At book signings and public appearances, other victims of domestic violence share portions of their own stories, and most often repeat the same question has been asked of them.

So, if you have been there, done that, tell me, what is your best response to “WHY DIDN’T YOU JUST LEAVE?”

  1. Donna lowman says:

    No one can answer that question but you..They did not live in your shoes>>>How dare any one place judgement>>Just remember>>>YOU ARE A BETTER PERSON for ALL you do for others>>>I am so honored to know and love you>>>D

  2. I can believe that you didn’t leave because you were convinced that you had no where to go. By the time you knew you “should” go, you had a couple of children…what about them? Didn’t they need a “daddy”. After all, we were raised in the 50’s, where Mommy and Daddy stayed together…even if they hated each other…for the sake of the “children”. We were the “Ozzie and Harriet” age! My aunt told her Mother YEARS after she was an adult…”Mom, you didn’t know it, but we would have all beeen better off if you had left Daddy a long time ago and we ALL wish you had left him”!

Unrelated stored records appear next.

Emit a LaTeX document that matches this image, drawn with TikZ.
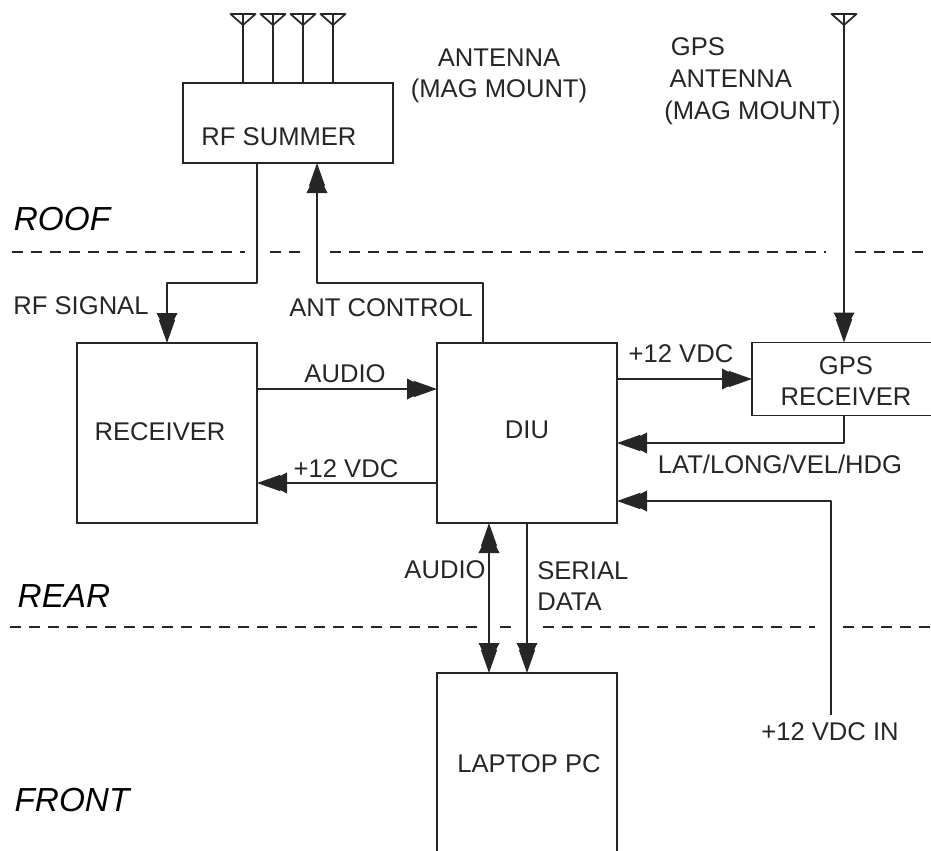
\documentclass[tikz,border=0pt]{standalone}
\usepackage{fontspec}
\setmainfont{Liberation Sans}
\usetikzlibrary{arrows.meta}
\definecolor{inkline}{HTML}{262626}
\tikzset{
  sbox/.style={draw=inkline,line width=1.3pt,rectangle,outer sep=0pt,inner sep=0pt},
  lbl/.style={inner sep=0pt,text=inkline,font=\fontsize{19.2}{23}\selectfont,align=center},
  zonelbl/.style={inner sep=0pt,text=black,font=\fontsize{25}{29}\selectfont\itshape},
  wire/.style={draw=inkline,line width=1.3pt,line join=round},
  sig/.style={wire,>={Triangle[length=15pt,width=15.5pt,sep=-10pt]Triangle[length=17.5pt,width=12pt]},->},
  zoneline/.style={draw=inkline,line width=1.3pt,dash pattern=on 8.25pt off 6pt}
}
\begin{document}
\begin{tikzpicture}[x=0.75pt,y=-0.75pt]
  \path[use as bounding box,clip] (0,0) rectangle (931,850);
  \foreach \xa/\xb/\yy in {12/245/252,270/303/252,330/826/252,855/931/252,10/480/627,500/515/627,543/815/627,843/931/627}
    \draw[zoneline] (\xa,\yy) -- (\xb,\yy);
  \node[sbox,minimum width=157.5pt,minimum height=60pt] (rfsummer) at (288,123) {};
  \node[sbox,minimum width=135pt,minimum height=135pt] (receiver) at (167,433) {};
  \node[sbox,minimum width=135pt,minimum height=135pt] (diu) at (527,433) {};
  \node[sbox,minimum width=138pt,minimum height=54.75pt] (gps) at (844,379) {};
  \node[sbox,minimum width=135pt,minimum height=136.5pt] (laptop) at (527,764) {};
  \foreach \xa in {243,273,303,333,844}
    \draw[wire] (\xa-12.5,14) -- (\xa+12.5,14) -- (\xa,25) -- cycle;
  \foreach \xa in {243,273,303,333} {
    \coordinate (ant\xa) at (\xa,14);
    \draw[wire] (ant\xa) -- (ant\xa |- rfsummer.north);
  }
  \coordinate (gpsant) at (844,14);
  \coordinate (vdcin) at (831,715);
  \draw[sig] (gpsant) -- (gps.north);
  \draw[sig] ([xshift=-23.25pt]rfsummer.south) -- ++(0,120) -| (receiver.north);
  \draw[sig] ([xshift=-33pt]diu.north) -- ++(0,-60) -| ([xshift=21.75pt]rfsummer.south);
  \draw[sig] ([yshift=33pt]receiver.east) -- ([yshift=33pt]diu.west);
  \draw[sig] ([yshift=-37.5pt]diu.west) -- ([yshift=-37.5pt]receiver.east);
  \draw[sig] (diu.east |- gps.west) -- (gps.west);
  \draw[sig] (gps.south) |- ([yshift=-7.5pt]diu.east);
  \draw[sig] (vdcin) |- ([yshift=-51pt]diu.east);
  \draw[sig,<->] ([xshift=-28.5pt]diu.south) -- ([xshift=-28.5pt]laptop.north);
  \draw[sig] (diu.south) -- (laptop.north);
  \node[lbl] (rfsummertxt) at (279,137) {RF SUMMER};
  \node[lbl] (receivertxt) at (160,432) {RECEIVER};
  \node[lbl] (diutxt) at (527,430) {DIU};
  \node[lbl] (gpstxt) at (846,381) {GPS\\RECEIVER};
  \node[lbl] (laptoptxt) at (529,764) {LAPTOP PC};
  \node[lbl] (antlbl) at (499,76) {ANTENNA\\(MAG MOUNT)};
  \node[lbl,align=left,anchor=west] (gpsantlbl) at (664,81) {\hspace*{5pt}GPS\\[1pt]\hspace*{4pt}ANTENNA\\[1pt](MAG MOUNT)};
  \node[lbl] (rfsiglbl) at (81,306) {RF SIGNAL};
  \node[lbl] (antctllbl) at (381,308) {ANT CONTROL};
  \node[lbl] (audiolbl) at (345,374) {AUDIO};
  \node[lbl] (rxvdclbl) at (346,469) {+12 VDC};
  \node[lbl] (gpsvdclbl) at (681,354) {+12 VDC};
  \node[lbl] (navlbl) at (780,464) {LAT/LONG/VEL/HDG};
  \node[lbl] (pcaudiolbl) at (445,570) {AUDIO};
  \node[lbl,align=left,anchor=west] (seriallbl) at (537,586) {SERIAL\\DATA};
  \node[lbl] (vdcinlbl) at (830,732) {+12 VDC IN};
  \node[zonelbl] (rooflbl) at (62,219) {ROOF};
  \node[zonelbl] (rearlbl) at (64,596) {REAR};
  \node[zonelbl] (frontlbl) at (72,800) {FRONT};
\end{tikzpicture}
\end{document}
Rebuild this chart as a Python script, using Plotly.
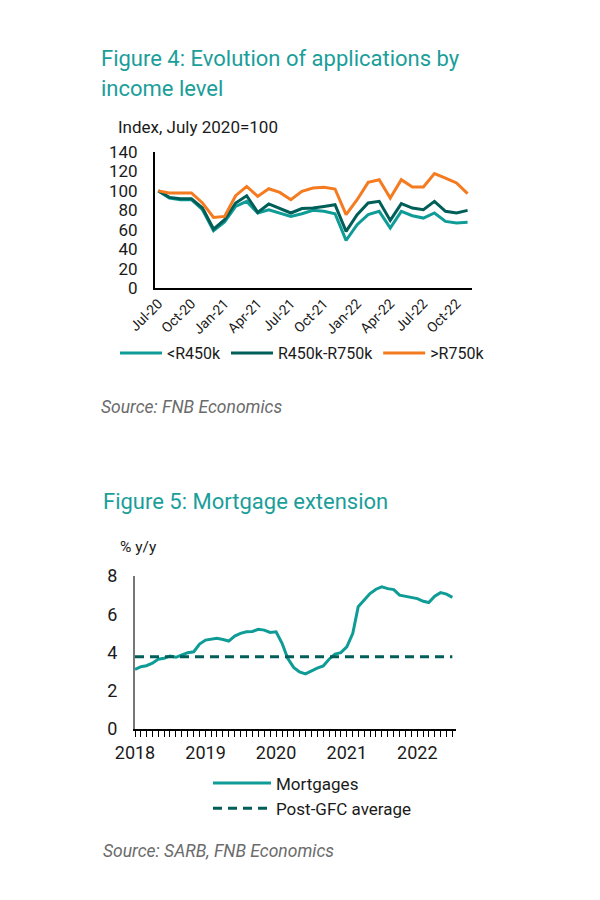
import plotly.graph_objects as go
import pandas as pd

# --- Figure 4 data: applications index by income level (Jul-20 = 100) ---
months4 = ["Jul-20", "Aug-20", "Sep-20", "Oct-20", "Nov-20", "Dec-20",
           "Jan-21", "Feb-21", "Mar-21", "Apr-21", "May-21", "Jun-21",
           "Jul-21", "Aug-21", "Sep-21", "Oct-21", "Nov-21", "Dec-21",
           "Jan-22", "Feb-22", "Mar-22", "Apr-22", "May-22", "Jun-22",
           "Jul-22", "Aug-22", "Sep-22", "Oct-22", "Nov-22"]
tick4 = ["Jul-20", "Oct-20", "Jan-21", "Apr-21", "Jul-21",
         "Oct-21", "Jan-22", "Apr-22", "Jul-22", "Oct-22"]
low_inc = [100, 92.6, 90.9, 90.9, 80.6, 59, 68, 84, 89.2, 77.2,
           80.6, 77.2, 73.7, 76.5, 79.9, 78.9, 76.5, 49, 65.2, 75.5,
           78.9, 61.8, 78.9, 74.4, 72, 77.2, 68.6, 66.9, 67.6]
mid_inc = [100, 93.3, 91.9, 91.9, 82.3, 60.7, 70.3, 87.5, 95, 77.8,
           86.5, 81.6, 77.2, 81.8, 82.3, 84, 85.8, 58.3, 75.5, 87.5,
           89.2, 69.6, 86.8, 82.3, 80.6, 89.2, 78.9, 77.2, 79.9]
high_inc = [100, 97.8, 97.8, 97.8, 87.5, 72.7, 73.7, 95, 104.6, 94.3,
            102.2, 98.4, 90.9, 99.5, 102.9, 103.6, 101.9, 75.5, 90.9, 108.7,
            111.5, 92.6, 111.5, 104, 104, 117.7, 113.2, 108.1, 97.1]

# --- Figure 5 data: mortgage extension % y/y, Jan 2018 - Jul 2022 ---
months5 = pd.date_range("2018-01-01", periods=55, freq="MS")
mortgages = [3.12, 3.26, 3.31, 3.44, 3.65, 3.70, 3.82, 3.75, 3.87, 3.99,
             4.04, 4.44, 4.65, 4.70, 4.74, 4.68, 4.60, 4.86, 5.00, 5.08,
             5.10, 5.21, 5.17, 5.05, 5.08, 4.48, 3.70, 3.22, 2.98, 2.88,
             3.04, 3.18, 3.30, 3.65, 3.92, 3.99, 4.30, 5.00, 6.39, 6.77,
             7.08, 7.31, 7.43, 7.34, 7.29, 7.00, 6.94, 6.88, 6.82, 6.68,
             6.61, 6.94, 7.13, 7.05, 6.88]
post_gfc_avg = 3.78

TEAL = "#0f9c97"
DARK = "#005e59"
ORANGE = "#f47b20"
TITLE = "#1a9e9a"
FONT = "Roboto"

W, H = 600, 900
OFF = 8  # page body margin


def px(x):
    return (x - OFF) / W


def py(y):
    return 1 - (y - OFF) / H


fig = go.Figure()

fig.add_trace(go.Scatter(x=months4, y=low_inc, name="<R450k", mode="lines",
                         line=dict(color=TEAL, width=3),
                         xaxis="x", yaxis="y", legend="legend"))
fig.add_trace(go.Scatter(x=months4, y=mid_inc, name="R450k-R750k", mode="lines",
                         line=dict(color=DARK, width=3),
                         xaxis="x", yaxis="y", legend="legend"))
fig.add_trace(go.Scatter(x=months4, y=high_inc, name=">R750k", mode="lines",
                         line=dict(color=ORANGE, width=3),
                         xaxis="x", yaxis="y", legend="legend"))

fig.add_trace(go.Scatter(x=months5, y=mortgages, name="Mortgages", mode="lines",
                         line=dict(color=TEAL, width=3),
                         xaxis="x2", yaxis="y2", legend="legend2"))
fig.add_trace(go.Scatter(x=months5, y=[post_gfc_avg] * len(months5),
                         name="Post-GFC average", mode="lines",
                         line=dict(color=DARK, width=3, dash="9px,6px"),
                         xaxis="x2", yaxis="y2", legend="legend2"))

fig.update_layout(
    width=W, height=H,
    margin=dict(l=0, r=0, t=0, b=0, autoexpand=False),
    paper_bgcolor="white", plot_bgcolor="white",
    font=dict(family=FONT, color="#1a1a1a"),
    xaxis=dict(domain=[px(155), px(472)], anchor="y", type="category",
               range=[-0.3, 28.4], tickmode="array", tickvals=tick4,
               ticktext=tick4, tickangle=-45, showgrid=False,
               showline=True, linecolor="black", linewidth=2,
               ticks="", tickfont=dict(size=14), automargin=False),
    yaxis=dict(domain=[py(288), py(152)], anchor="x", range=[0, 140],
               dtick=20, showgrid=False, zeroline=False, showline=True,
               linecolor="black", linewidth=2, ticks="",
               ticklabelstandoff=12, tickfont=dict(size=17),
               automargin=False),
    xaxis2=dict(domain=[px(135), px(456)], anchor="y2",
                range=["2018-01-01", "2022-07-20"], tickformat="%Y",
                dtick="M12", tick0="2018-01-01", ticks="outside",
                ticklen=6, tickcolor="black", showgrid=False,
                showline=True, linecolor="black", linewidth=2,
                tickfont=dict(size=18), automargin=False,
                minor=dict(dtick="M1", ticks="outside", ticklen=6,
                           tickcolor="black", showgrid=False)),
    yaxis2=dict(domain=[py(729), py(576)], anchor="x2", range=[0, 8],
                dtick=2, showgrid=False, zeroline=False, showline=True,
                linecolor="#777777", linewidth=2, ticks="",
                ticklabelstandoff=12, tickfont=dict(size=18),
                automargin=False),
    legend=dict(orientation="h", x=px(115), y=py(353), xanchor="left",
                yanchor="middle", font=dict(size=16), itemwidth=42,
                bgcolor="rgba(0,0,0,0)"),
    legend2=dict(orientation="v", x=px(208), y=py(796), xanchor="left",
                 yanchor="middle", font=dict(size=17), itemwidth=58,
                 bgcolor="rgba(0,0,0,0)"),
)

annotations = [
    dict(text="Figure 4: Evolution of applications by", x=px(99), y=py(59),
         size=22, color=TITLE),
    dict(text="income level", x=px(99), y=py(89), size=22, color=TITLE),
    dict(text="Index, July 2020=100", x=px(116), y=py(127), size=17,
         color="#1a1a1a"),
    dict(text="<i>Source: FNB Economics</i>", x=px(99), y=py(407), size=17.5,
         color="#6b6b6b"),
    dict(text="Figure 5: Mortgage extension", x=px(101), y=py(501), size=22,
         color=TITLE),
    dict(text="% y/y", x=px(118), y=py(547), size=15.5, color="#1a1a1a"),
    dict(text="<i>Source: SARB, FNB Economics</i>", x=px(101), y=py(851),
         size=17.5, color="#6b6b6b"),
]
for a in annotations:
    fig.add_annotation(text=a["text"], x=a["x"], y=a["y"], xref="paper",
                       yref="paper", xanchor="left", yanchor="middle",
                       showarrow=False,
                       font=dict(size=a["size"], color=a["color"],
                                 family=FONT))

fig.write_html("out.html")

    We play with the hand we are dealt, the best way we know how to play. Sometimes we win…sometimes we loose…but everytime…we learn something. I love you, dear “old” friend.

  3. I ask myself that question nearly daily, even after I have already been out of it for one year. I suppose that I subconsciously or consciously began to believe the things he said about me over the last 15 years like “you’re a good for nothing stupid *&%$#” or whatever was on his mind, and I didn’t have enough courage to believe I could do it. That, combined with the fear of “If you leave I will spend the rest of my life making your life a miserable hell” tend to make one question if it’s worth it. In the end, you just end up gathering every tiny shred of courage and self-respect you may have left in you, and make the decision that staying is making your life a miserable hell too, so I had nothing to lose once I came to that realization. Believe me, it’s been a year, and he’s lived up to every promise he ever made, but at least I come home at night with my two children and I can count on the fact that I will never be abused in front of them again. We’re far happier without him in our daily lives. So, I guess the short answer to the question of “Why didn’t you just leave?” is paralyzing fear.

  4. april M. Whitt says:

    I appreciate all you are doing to reach out to help others. Perhaps one reason people stay is because they are confused and sometimes (when it is subtle) they aren’t sure if they truly are in an abusive relationship. Guilt and so many other things come into play.